There is apparently a planned visit by the Pope to the United Kingdom. The United Kingdom has diplomatic relations with the Holy See, and recognizes it as a State. Under the Pinochet precedent, the Pope might have no immunity. But the Pinochet precedent was effectively overturned by the International Court of Justice, in the 2002 case between the Democratic Republic of the Congo and Belgium. In any event, under its own laws the United Kingdom cannot exercise universal jurisdiction over crimes against humanity, so I doubt the Pope really has much to worry about.
There is still the contention that there can be no immunity of a head of State before the International Criminal Court. Pre-Trial Chamber I said as much in the arrest warrant decision for President Bashir of Sudan in March 2009. But the decision is wrong on this point, in my opinion, because the provision of the Rome Statute that removes immunity from heads of State (art. 27(2)) is only applicable to those States that have ratified or acceded to the Statute.
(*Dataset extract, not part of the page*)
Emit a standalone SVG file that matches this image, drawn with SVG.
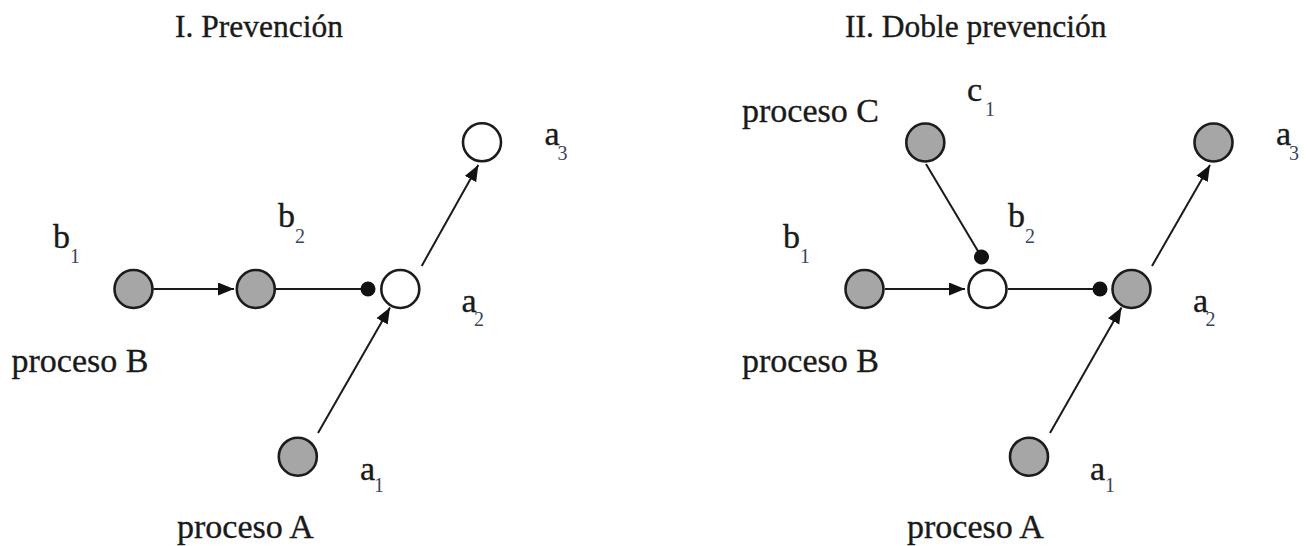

It does not change the legal regime for third States, which include the Holy See, Sudan, the United States and about eighty others. Their immunity is established by customary international law. This is explained in more detail in the entry in my Commentary on the Rome Statute for article 27.
This is not to say that there has been sufficient accountability within the Roman Catholic Church for child sexual abuse. The full story has clearly not been told. Many of those responsible have not been held to account.

4 comments:

Unknown said...

On subject-matter jurisdiction, Robinson's Guardian article goes no further than to argue that widespread or systematic sexual abuse committed after entry into force of the Rome Statute would fall within ICC jurisdiction. Leaving the immunity / Statehood issue aside (and with it question of who might refer Church authorities to the Court), one should bear in mind that the definition of "attack" often gets overlooked in discussions that bring the limits of crimes against humanity into question. As Bill will remember, the "multiple commission" definition in the Statute was promoted by States like China and the US that had profound worries about the scope of this crime, while Like-Minded States and NGOs resisted to varying degrees. If the Elements allow that an attack need not be military, they nonetheless add that the State or organization must "actively promote or encourage" such an attack. The hard-fought Element footnote 6 throws a crumb to the Like-Minded / NGO concern that omissions not be excluded, but requires that inaction be "deliberate", "conciously aimed at encouraging" the attack, and non inferable from mere inaction. With all due respect for Geoffrey Robinson, then, I believe that bringing Church authorities into this definition would require proof the likes of which we are most unlikely ever to uncover. The best one can do, then, is argue that the RS definition does not reflect custom.

Unknown said...

Your thoughts?:

http://www.guardian.co.uk/world/2010/apr/07/baltasar-garzon-trial-franco-disappearances

Unknown said...

Your thoughts?:

http://www.guardian.co.uk/world/2010/apr/07/baltasar-garzon-trial-franco-disappearances

daedalus2u said...

What about section 28 of the Rome Statute?

If a military commander allowed multiple individuals under their control to rape without intervening, that constitutes something within the ICC jurisdiction, even if the rapes were not.

To the extent that sexual exploitation of children constitutes "torture" (I think it does), it fits.